On Thursday, February 27, at the quarterly HSOC meeting of San Francisco’s Local Homeless Coordinating Board, City officials admitted that the complaint-driven HSOC model of targeting and dispatching its resources hasn’t been effective at addressing the needs of those suffering on our streets. According to the City’s data, 95% of unhoused folks who stayed in a San Francisco shelter or Navigation Center in 2019 returned to the streets at the end of their stay, up from 58% in 2018, and acceptance rates of services offered are at their lowest since the inception of HSOC.
Though scant on details, HSH director Jeff Kositsky said that beginning in March, HSOC would no longer target and dispatch most of its resources based on 311 resident complaints, and HOT would be returning to its more effective, pre-August 2018 ‘zone’ model of focussing on the areas of SF most impacted by homelessness. By having HOT focus time and resources on building relationships with unhoused residents in these ‘zones,’ instead of being dispatched back and forth across the City, Kositsky said he expected to see the rates of engagement and acceptance of services and shelter climb.
For advocates, though there are still many concerns, especially around the role of law enforcement in any future HSOC model. For unhoused residents living outside of HOT’s zones of operation, SFPD and Public Works sweep crews could still be first responders, and 311 would still be receiving complaints under any model. The 311 dispatch system needs major changes – both to what types of calls generate a response, and what City agencies get deployed to respond to those calls.
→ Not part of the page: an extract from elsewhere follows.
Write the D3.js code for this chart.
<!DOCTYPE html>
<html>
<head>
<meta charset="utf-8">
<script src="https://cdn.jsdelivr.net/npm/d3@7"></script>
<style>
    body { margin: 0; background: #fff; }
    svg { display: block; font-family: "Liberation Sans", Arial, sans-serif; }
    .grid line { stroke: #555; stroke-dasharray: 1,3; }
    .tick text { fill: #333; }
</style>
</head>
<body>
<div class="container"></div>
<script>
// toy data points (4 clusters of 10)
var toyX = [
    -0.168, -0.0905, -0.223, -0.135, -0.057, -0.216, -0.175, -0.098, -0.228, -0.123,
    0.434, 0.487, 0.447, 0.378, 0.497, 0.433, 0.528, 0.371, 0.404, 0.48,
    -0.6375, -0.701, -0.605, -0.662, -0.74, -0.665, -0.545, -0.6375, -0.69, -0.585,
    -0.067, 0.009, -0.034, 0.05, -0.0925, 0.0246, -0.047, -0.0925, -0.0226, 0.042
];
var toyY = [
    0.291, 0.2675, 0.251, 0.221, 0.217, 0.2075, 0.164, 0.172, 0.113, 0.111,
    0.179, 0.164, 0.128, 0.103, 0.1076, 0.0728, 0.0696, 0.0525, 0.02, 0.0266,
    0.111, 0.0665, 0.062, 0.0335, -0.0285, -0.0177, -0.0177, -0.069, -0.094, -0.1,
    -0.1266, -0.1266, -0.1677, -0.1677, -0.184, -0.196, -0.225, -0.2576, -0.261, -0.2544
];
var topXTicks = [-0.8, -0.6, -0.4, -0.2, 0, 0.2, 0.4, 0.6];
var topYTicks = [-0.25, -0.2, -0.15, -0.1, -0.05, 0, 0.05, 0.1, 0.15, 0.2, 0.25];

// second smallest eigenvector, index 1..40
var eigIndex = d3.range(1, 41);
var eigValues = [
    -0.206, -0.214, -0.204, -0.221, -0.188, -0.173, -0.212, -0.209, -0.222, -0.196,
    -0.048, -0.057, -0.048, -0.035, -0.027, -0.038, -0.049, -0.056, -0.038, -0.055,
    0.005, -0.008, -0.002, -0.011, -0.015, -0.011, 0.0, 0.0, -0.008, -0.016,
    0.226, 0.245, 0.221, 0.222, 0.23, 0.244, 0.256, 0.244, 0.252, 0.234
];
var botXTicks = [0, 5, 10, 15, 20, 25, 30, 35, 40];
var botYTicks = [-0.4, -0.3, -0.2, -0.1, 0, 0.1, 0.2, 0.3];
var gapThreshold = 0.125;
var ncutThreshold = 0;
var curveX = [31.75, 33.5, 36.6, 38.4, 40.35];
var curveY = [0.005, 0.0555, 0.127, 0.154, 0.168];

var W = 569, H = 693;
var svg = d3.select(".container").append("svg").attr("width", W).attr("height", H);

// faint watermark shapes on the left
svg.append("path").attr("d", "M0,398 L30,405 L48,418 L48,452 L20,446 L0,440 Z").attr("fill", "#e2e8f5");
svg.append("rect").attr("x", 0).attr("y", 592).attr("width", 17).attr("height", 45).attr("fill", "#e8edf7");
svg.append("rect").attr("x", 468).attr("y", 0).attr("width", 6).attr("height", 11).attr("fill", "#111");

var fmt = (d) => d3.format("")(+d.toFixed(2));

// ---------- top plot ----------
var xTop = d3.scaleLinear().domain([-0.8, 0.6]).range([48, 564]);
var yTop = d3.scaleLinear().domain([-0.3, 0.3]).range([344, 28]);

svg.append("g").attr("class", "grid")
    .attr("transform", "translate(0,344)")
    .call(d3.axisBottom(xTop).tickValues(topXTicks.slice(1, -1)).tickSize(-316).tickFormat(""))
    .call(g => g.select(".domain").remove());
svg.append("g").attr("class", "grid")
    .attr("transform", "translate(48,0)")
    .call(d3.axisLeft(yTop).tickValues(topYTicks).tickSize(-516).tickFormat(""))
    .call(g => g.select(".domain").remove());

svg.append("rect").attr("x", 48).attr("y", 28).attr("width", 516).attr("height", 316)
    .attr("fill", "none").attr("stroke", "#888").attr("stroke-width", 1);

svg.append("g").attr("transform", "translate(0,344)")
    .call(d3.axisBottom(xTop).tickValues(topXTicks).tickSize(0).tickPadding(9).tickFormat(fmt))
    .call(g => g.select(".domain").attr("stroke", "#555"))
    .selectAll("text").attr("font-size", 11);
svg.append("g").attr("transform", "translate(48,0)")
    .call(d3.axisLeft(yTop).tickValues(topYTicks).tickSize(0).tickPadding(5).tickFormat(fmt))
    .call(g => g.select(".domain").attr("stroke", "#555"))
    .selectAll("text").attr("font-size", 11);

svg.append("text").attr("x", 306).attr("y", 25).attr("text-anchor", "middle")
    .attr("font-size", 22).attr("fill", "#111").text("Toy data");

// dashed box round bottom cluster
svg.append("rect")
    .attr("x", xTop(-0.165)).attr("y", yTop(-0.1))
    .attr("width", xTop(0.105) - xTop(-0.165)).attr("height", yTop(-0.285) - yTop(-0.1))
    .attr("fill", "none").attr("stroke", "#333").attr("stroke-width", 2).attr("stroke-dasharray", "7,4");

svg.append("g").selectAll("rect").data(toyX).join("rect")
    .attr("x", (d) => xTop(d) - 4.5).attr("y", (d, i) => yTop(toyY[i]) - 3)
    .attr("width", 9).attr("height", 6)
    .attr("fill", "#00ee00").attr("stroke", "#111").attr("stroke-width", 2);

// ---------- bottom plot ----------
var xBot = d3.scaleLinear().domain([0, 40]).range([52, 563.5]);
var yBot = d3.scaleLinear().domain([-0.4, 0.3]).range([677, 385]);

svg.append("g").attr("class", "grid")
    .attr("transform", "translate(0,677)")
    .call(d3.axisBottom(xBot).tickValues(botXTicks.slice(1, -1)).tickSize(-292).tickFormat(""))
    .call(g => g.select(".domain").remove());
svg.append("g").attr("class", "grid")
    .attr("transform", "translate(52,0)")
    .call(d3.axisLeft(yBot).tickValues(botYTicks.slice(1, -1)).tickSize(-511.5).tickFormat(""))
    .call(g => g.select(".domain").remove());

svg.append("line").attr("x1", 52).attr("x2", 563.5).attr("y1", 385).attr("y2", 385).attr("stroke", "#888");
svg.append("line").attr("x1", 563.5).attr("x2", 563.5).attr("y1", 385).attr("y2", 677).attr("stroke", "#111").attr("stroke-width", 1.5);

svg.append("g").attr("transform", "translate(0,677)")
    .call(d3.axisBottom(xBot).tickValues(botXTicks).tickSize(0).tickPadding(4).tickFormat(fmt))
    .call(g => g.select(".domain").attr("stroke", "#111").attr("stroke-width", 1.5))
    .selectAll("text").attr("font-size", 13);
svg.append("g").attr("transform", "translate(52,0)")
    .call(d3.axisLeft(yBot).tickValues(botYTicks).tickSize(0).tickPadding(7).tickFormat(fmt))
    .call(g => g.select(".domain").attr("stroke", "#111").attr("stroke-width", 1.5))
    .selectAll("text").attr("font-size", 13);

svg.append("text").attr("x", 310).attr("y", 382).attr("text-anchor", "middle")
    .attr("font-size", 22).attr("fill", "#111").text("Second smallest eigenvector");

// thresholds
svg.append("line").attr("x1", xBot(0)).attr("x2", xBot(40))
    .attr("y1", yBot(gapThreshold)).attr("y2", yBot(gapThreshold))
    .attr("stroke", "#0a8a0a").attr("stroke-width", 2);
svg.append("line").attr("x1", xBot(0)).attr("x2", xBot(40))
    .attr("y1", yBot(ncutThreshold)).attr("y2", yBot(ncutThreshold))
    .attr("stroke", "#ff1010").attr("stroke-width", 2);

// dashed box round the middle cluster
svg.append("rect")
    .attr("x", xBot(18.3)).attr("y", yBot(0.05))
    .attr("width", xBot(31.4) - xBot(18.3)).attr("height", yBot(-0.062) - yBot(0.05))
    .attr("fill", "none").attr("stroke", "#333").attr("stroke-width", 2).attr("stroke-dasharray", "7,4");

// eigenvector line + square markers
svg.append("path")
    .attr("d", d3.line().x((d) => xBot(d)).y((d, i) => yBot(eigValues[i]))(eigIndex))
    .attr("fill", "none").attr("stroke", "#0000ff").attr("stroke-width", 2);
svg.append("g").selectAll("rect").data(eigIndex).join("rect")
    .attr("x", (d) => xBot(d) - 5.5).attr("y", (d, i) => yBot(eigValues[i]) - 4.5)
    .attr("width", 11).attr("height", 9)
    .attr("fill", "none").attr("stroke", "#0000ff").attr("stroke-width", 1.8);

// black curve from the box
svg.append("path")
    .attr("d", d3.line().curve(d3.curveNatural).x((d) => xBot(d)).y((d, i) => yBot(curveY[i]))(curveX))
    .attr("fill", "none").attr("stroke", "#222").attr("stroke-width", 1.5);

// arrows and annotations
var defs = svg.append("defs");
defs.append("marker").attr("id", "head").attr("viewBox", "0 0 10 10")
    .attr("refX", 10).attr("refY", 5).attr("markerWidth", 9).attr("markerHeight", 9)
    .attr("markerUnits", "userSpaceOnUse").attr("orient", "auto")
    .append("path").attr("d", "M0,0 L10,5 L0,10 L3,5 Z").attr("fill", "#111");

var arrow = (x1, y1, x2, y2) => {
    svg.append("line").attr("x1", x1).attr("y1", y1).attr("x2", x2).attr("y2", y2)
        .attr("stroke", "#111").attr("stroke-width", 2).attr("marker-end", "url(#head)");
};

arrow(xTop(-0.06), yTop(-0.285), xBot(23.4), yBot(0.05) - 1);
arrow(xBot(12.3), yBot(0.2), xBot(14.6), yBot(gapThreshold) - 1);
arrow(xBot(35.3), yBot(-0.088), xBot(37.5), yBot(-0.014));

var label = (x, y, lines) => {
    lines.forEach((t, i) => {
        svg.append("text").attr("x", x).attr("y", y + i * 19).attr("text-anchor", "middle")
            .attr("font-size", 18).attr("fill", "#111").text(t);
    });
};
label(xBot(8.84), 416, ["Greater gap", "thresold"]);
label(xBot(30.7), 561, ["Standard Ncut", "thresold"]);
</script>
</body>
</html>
Unless an unhoused individual is in distress or seeking assistance, a call to City Hall to demand more housing, shelter and services is often much more appropriate than a call to 311.
Kelley Cutler, a human rights organizer with the Coalition on Homelessness and a member of the Local Homeless Coordinating Board, has long expressed skepticism toward the City’s previous claims of success in resolving street homelessness.
“I attended a community meeting the day after the dismal results of HSOC were presented at the LHCB, and SFPD and City staff continued to present HSOC as being a successful program that will address their concerns by helping the people living on the street in this neighborhood,” She said. “If they were being honest they would have just told community members that they plan to continue to send out law enforcement to displace people because the City doesn’t have the resources to help them.”